The course will begin by covering the fundamental concepts behind the development of the Transformer and the Transformer model, in great detail. We will then delve into the most important research that has been conducted in this field, both theoretically and practically. Lastly, we will cover how Transformers are applied in natural language processing (NLP), speech processing and recognition, and computer vision. During the second part of the course, students will have the opportunity to present papers that have been selected from the field and prepare a mini-project.
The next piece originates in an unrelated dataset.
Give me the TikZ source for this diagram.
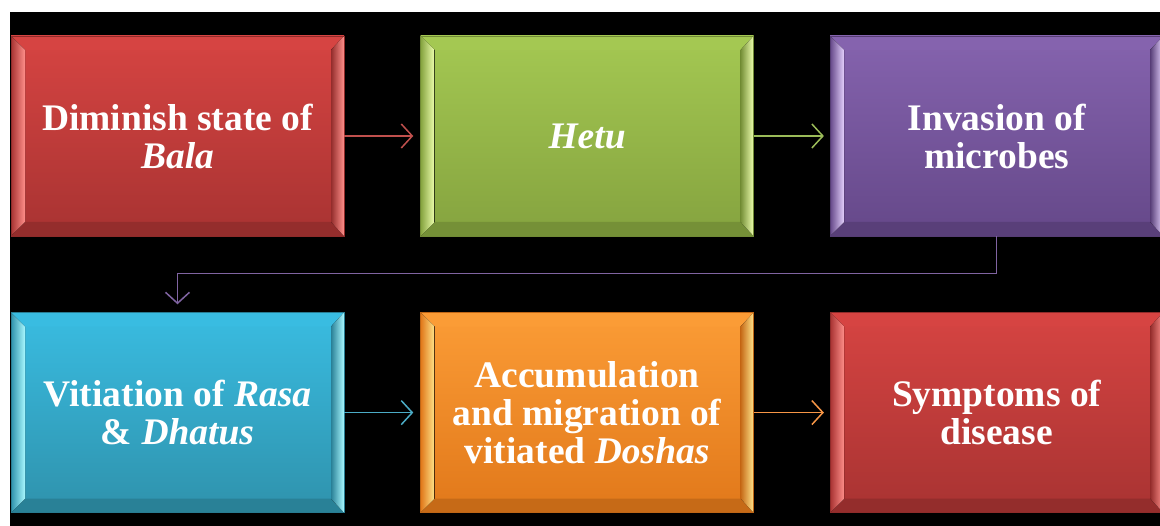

The topics that will be covered include:

  1. Introduction
  2. RNN, LSTM, sequence-to-sequence, attention mechanism, LAS Transformers as database query, self-attention mechanism
  3. Components of Transformers and their usage
  4. Transformers implementation in NLP
  5. Transformers Implementation in Speech
  6. Transformers Implementation in Vision
  7. Prompts
  8. In-context learning
  9. The alignment problem and its limitation
  10. Tuning Transformers using Reinforcement learning from human feedback (RLHF)
  11. In-context learning
  12. Flash Networks; RWKV; interpretability


There will be 12 meetings: the first 7-8 meetings will be given by the lecturer (me). The last meetings will be given by the course participants (see note about working in pairs under the grade composition). Each student will have to present a paper and possible future directions. The article described in class and the proposed continuation directions will be the basis for the project. Discussions will take place during all the meetings, so attendance in the lectures is mandatory.

Grade composition:

  • Active participation and task execution related to the study material: ~10%
  • Presentation of an article from a list (or another article with the lecturer's approval): 20%-25%
  • A project based on the article chosen for presentation in class: 65%-70%
    The purpose of the project is to thoroughly examine a scientific article and propose a specific extension. Examples of possible extensions can be improving the performance of the algorithm proposed in the article, applying the algorithm to different data or another domain, etc.
    - A deadline for submitting a report summarizing the project results will be announced later.
    - The project submission will be at the end of the semester and after the exam period, although it is recommended to work on the project during the semester.
    - Depending on the number of registrants, we recommend working in pairs, both for the purpose of presenting an article and for executing the project.